What the exercise asks – Copy the lines of the data below exactly, starting at the first and stopping after the line that contains "plt.rcParams['font.family'] = ['Liberation"; include no pictures.

Information shown –
--- Begin ---

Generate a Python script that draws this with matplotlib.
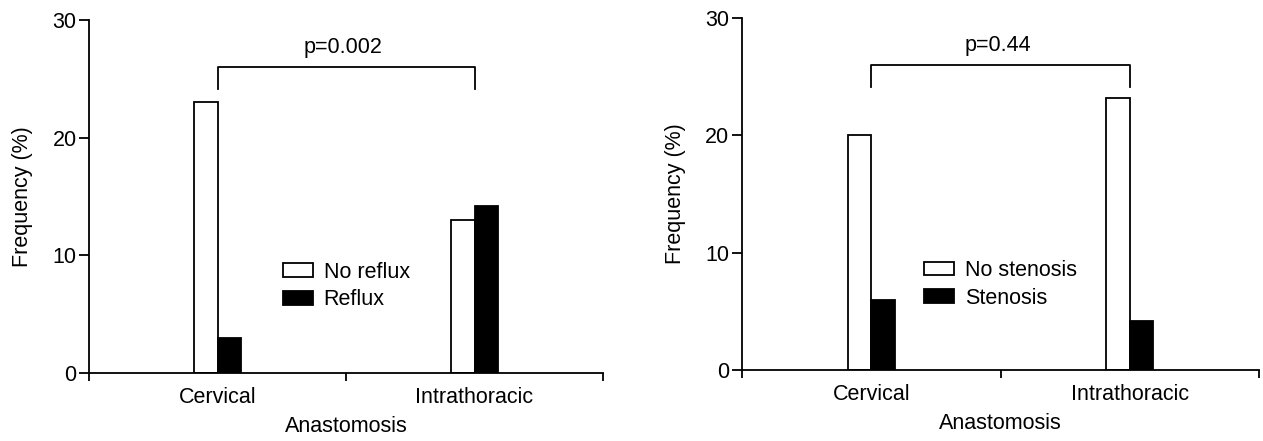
import matplotlib
matplotlib.use("Agg")
import matplotlib.pyplot as plt
from matplotlib.patches import Patch
import numpy as np

plt.rcParams['font.family'] = ['Liberation Sans', 'DejaVu Sans']

categories = ["Cervical", "Intrathoracic"]
reflux_labels = ["No reflux", "Reflux"]
no_reflux = [23, 13]
reflux = [3, 14.2]
p_reflux = "p=0.002"

stenosis_labels = ["No stenosis", "Stenosis"]
no_stenosis = [20, 23.2]
stenosis = [6, 4.2]
p_stenosis = "p=0.44"

yticks = [0, 10, 20, 30]

FS = 15.5

fig = plt.figure(figsize=(12.63, 4.41), dpi=100)
ax1 = fig.add_axes([89 / 1263, (441 - 373) / 441, 514 / 1263, 353 / 441])
ax2 = fig.add_axes([742 / 1263, (441 - 370) / 441, 517 / 1263, 352 / 441])

def draw(ax, a, b, labels, ptext, leg_anchor):
    x = np.array([1.0, 3.0])
    w = 0.18
    ax.bar(x - w / 2, a, width=w, color="white", edgecolor="black", linewidth=1.3, label=labels[0])
    ax.bar(x + w / 2, b, width=w, color="black", edgecolor="black", linewidth=1.3, label=labels[1])
    ax.set_xlim(0, 4)
    ax.set_ylim(0, 30)
    ax.set_yticks(yticks)
    ax.set_xticks([0, 2, 4])
    ax.set_xticklabels([])
    ax.set_xticks(x, minor=True)
    ax.set_xticklabels(categories, minor=True)
    ax.tick_params(axis="x", which="minor", length=0, pad=10, labelsize=FS)
    ax.tick_params(axis="x", which="major", length=6, width=1.3, direction="out")
    ax.tick_params(axis="y", length=7, width=1.3, direction="out", labelsize=FS, pad=2)
    for s in ["top", "right"]:
        ax.spines[s].set_visible(False)
    for s in ["left", "bottom"]:
        ax.spines[s].set_linewidth(1.3)
    ax.set_ylabel("Frequency (%)", fontsize=FS, labelpad=14)
    ax.set_xlabel("Anastomosis", fontsize=FS, labelpad=6)
    # significance bracket
    x0, x1 = x[0], x[1]
    ytop, ybot = 26.0, 24.1
    ax.plot([x0, x0, x1, x1], [ybot, ytop, ytop, ybot], color="black", linewidth=1.3, clip_on=False)
    ax.text((x0 + x1) / 2 - 0.02, ytop + 0.8, ptext, ha="center", va="bottom", fontsize=FS)
    handles = [Patch(facecolor="white", edgecolor="black", linewidth=1.3),
               Patch(facecolor="black", edgecolor="black", linewidth=1.3)]
    ax.legend(handles, labels, loc="upper left", bbox_to_anchor=leg_anchor, frameon=False,
              fontsize=FS, handlelength=1.4, handleheight=0.6, handletextpad=0.5,
              labelspacing=0.3, borderaxespad=0, borderpad=0)

draw(ax1, no_reflux, reflux, reflux_labels, p_reflux, (0.377, 0.315))
draw(ax2, no_stenosis, stenosis, stenosis_labels, p_stenosis, (0.352, 0.312))

fig.savefig("out.png", dpi=100)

--- End ---

Task answer –
Generate a Python script that draws this with matplotlib.
import matplotlib
matplotlib.use("Agg")
import matplotlib.pyplot as plt
from matplotlib.patches import Patch
import numpy as np

plt.rcParams['font.family'] = ['Liberation Sans', 'DejaVu Sans']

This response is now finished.